Indonesia, Myanmar in talks on Rohingya boat people’s fate

March 16th, 2009 - 9:28 pm ICT by IANS  

Jakarta, March 16 (DPA) Indonesian President Susilo Bambang Yudhoyono Monday met Myanmar’s Prime Minister General Thein Sein for talks on various issues, including the issue of the so-called Rohingya boat people, officials said.
Thein Sein was quoted as saying that his country was prepared to receive the Rohingya boat people on condition that they can prove they were Myanmarese, because some of them came from Bangladesh.

Indonesia’s Yudhoyono stressed that the issue of the Rohingya boat people should be tackled together with the involvement of the international organisations, including the UN High Commissioner for Refugees (UNHCR) and the International Organisation for Migration (IOM).

Hundreds of people from a Muslim minority in Myanmar were found adrift in dilapidated boats with little food and water off the coast of an Indonesian island earlier this year.

“There were several people from Myanmar. Until this stage just one person was able to prove to have links to the identity or the inhabitants from Myanmar,” Indonesian presidential spokesman Dino Patti Djalal said, adding that the identification process was continuing with the involvement of the UNHCR and IOM.

“The UNHCR will go to Myanmar in the near future as part of the identification process,” the spokesman said.

Some of the boat people, who claimed persecution in Myanmar, were rescued by the Indonesian Navy off the coast of Aceh, where they told officials they were rounded up and beaten by Thai military personnel.

The plight of the boat people and efforts to assist, are to be presented before the Bali Process in April, involving the origin nation, the transit nation and the destination country, Djalal said.

The Bali Process, created in 2002, brings participants together to work on practical measures to help combat people smuggling, human trafficking and related transnational crimes in the region.

The Rohingya, a Muslim minority group from northern Arakan State in Myanmar, have been denied citizenship by Myanmar’s ruling junta who claim they are migrants from neighbouring Bangladesh.

Bangladesh has also denied the Rohingya citizenship, leaving the minority group stateless, homeless and without work. Thousands of Rohingya are working illegally in Thailand and as migrant labourers in Malaysia.

During the meeting, the Myanmar leader also explain on latest development of the so-called road map to democracy in Myanmar, which he claims to have entered the final stage with elections scheduled in 2010, Djalal said.
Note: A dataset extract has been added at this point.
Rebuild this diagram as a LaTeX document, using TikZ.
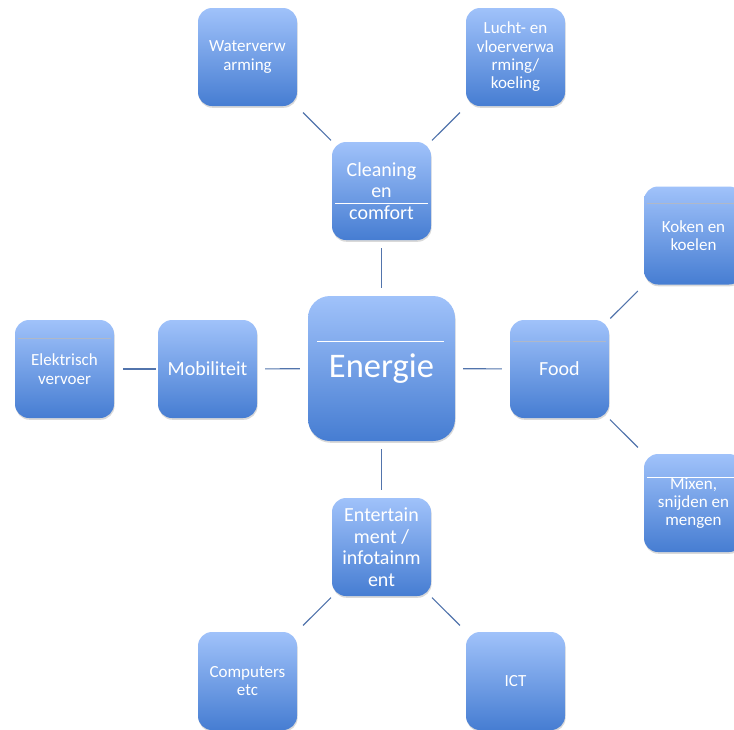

The Indonesian president stressed that “it is time for Myanmar to prove to ASEAN (Association of Southeast Asian Nations) and the world that road map to democracy could proceed,” Djalal said, adding that the most important is that the process of credible, transparent, fair and inclusive.

Yudhoyono also stressed on the need for the Myanmar regime to release the political detainees, Djalal said, without mentioning opposition leader Aung San Suu Kyi.